I know this sounds ridiculous, but this is a serious question. I am in my early 30s, and have lived on my own after the ending of a serious relationship for quite some time. I go to bars a lot, spend time on the apps, and as a result I meet all kinds of guys. The guys who I meet who are into going on a date or seeing where things go are few and far between, so I spend my time filling that void with essentially whoever is around.

I know that wouldn't be a problem for a lot of people, but it's getting old for me? I want to think about possibly settling down, and I know I can still do that while having all kinds of sex, but for me it's different. If I'm lonely or bored or horny or all those things, I'll hop on the apps and spend hours chasing hook ups that are ok to bad.

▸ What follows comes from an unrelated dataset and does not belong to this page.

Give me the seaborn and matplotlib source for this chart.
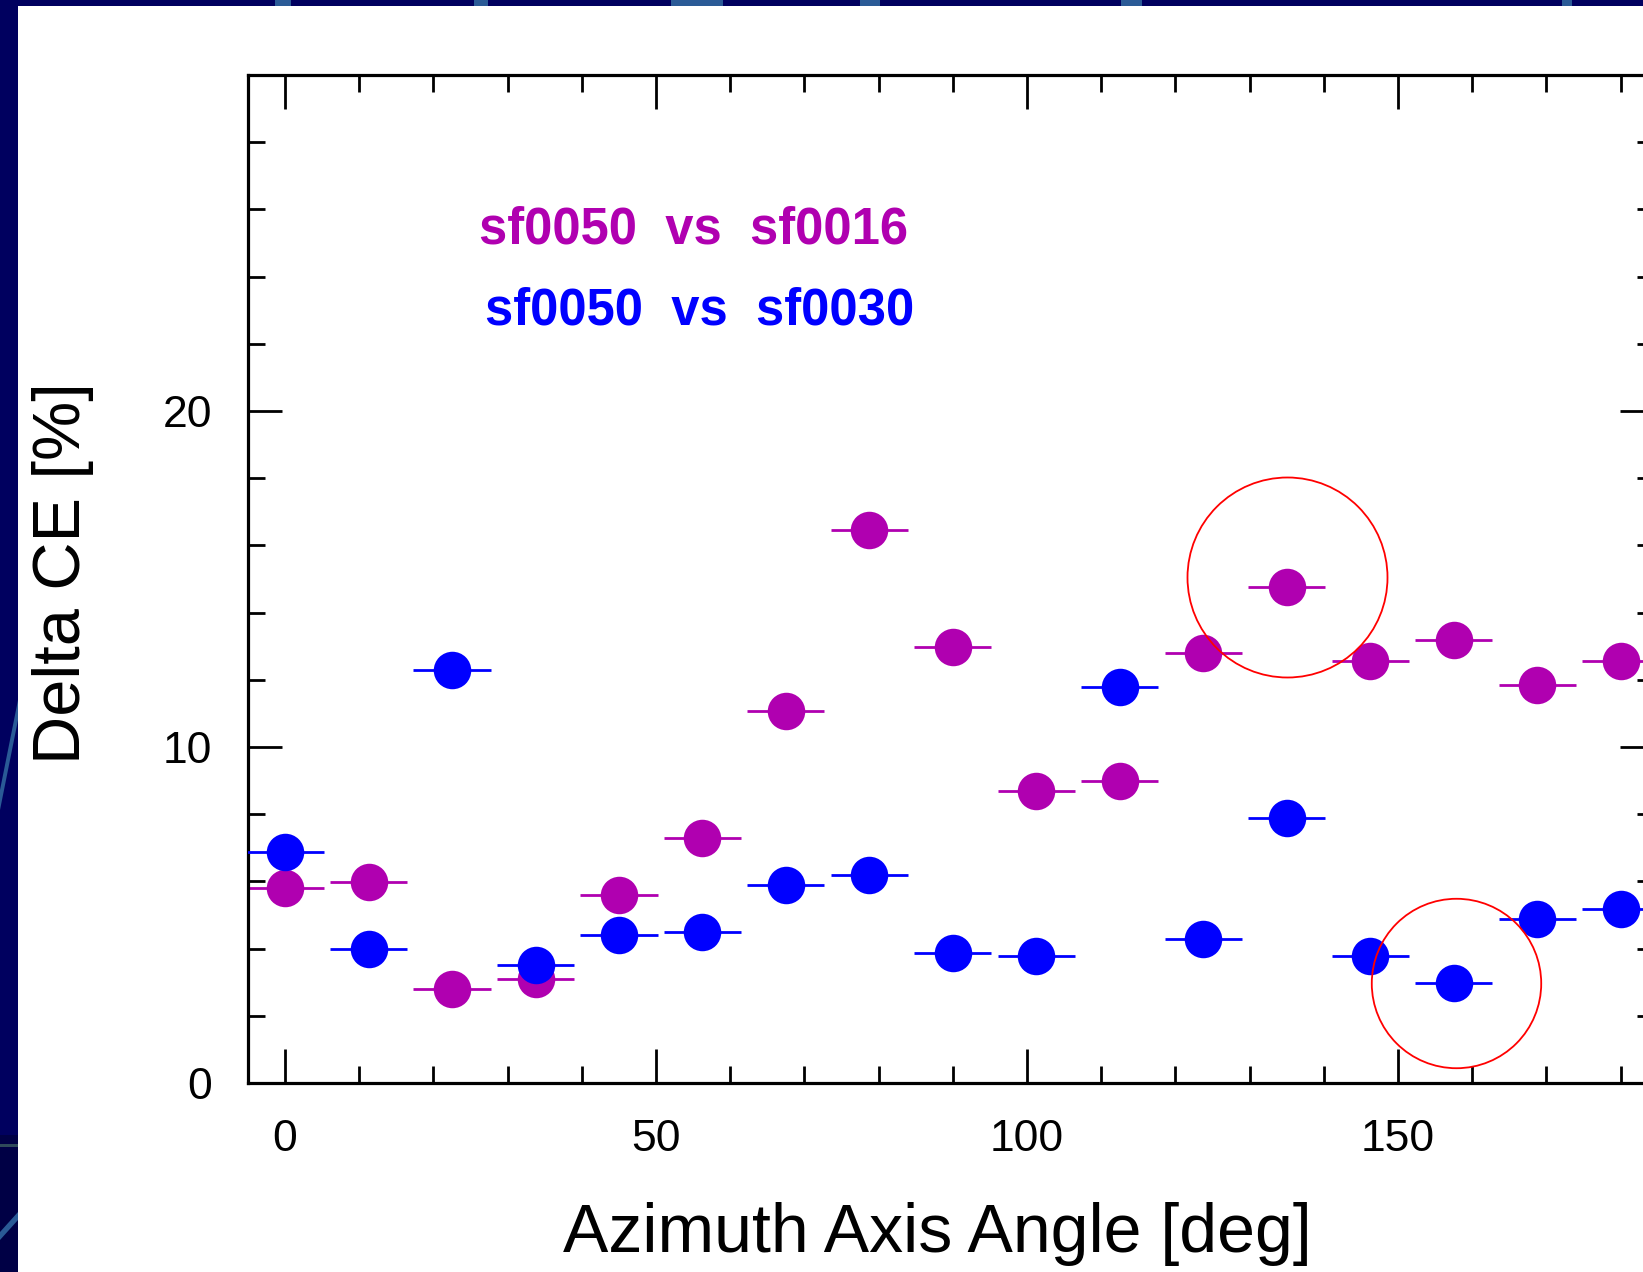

I am in love with someone else who I don't think is ready to commit to anything, so that could be part of the issue, but I feel it's bigger than that. Like, I could/should be doing so much more than wasting weekends on unsatisfying hookups.

So my question I guess is this. Has anyone had success trying to stay off the apps? Or go on them less? It's honestly like a drug for me and I don't know how to wean myself down/off or take a step back. Thanks for any replies.
 
some people go to gym or do other physical activities to get tired and go to sleep
 
I know that wouldn't be a problem for a lot of people, but it's getting old for me? I want to think about possibly settling down, and I know I can still do that while having all kinds of sex, but for me it's different. If I'm lonely or bored or horny or all those things, I'll hop on the apps and spend hours chasing hook ups that are ok to bad. I am in love with someone else who I don't think is ready to commit to anything, so that could be part of the issue, but I feel it's bigger than that. Like, I could/should be doing so much more than wasting weekends on unsatisfying hookups.

So my question I guess is this. Has anyone had success trying to stay off the apps? Or go on them less? It's honestly like a drug for me and I don't know how to wean myself down/off or take a step back. Thanks for any replies.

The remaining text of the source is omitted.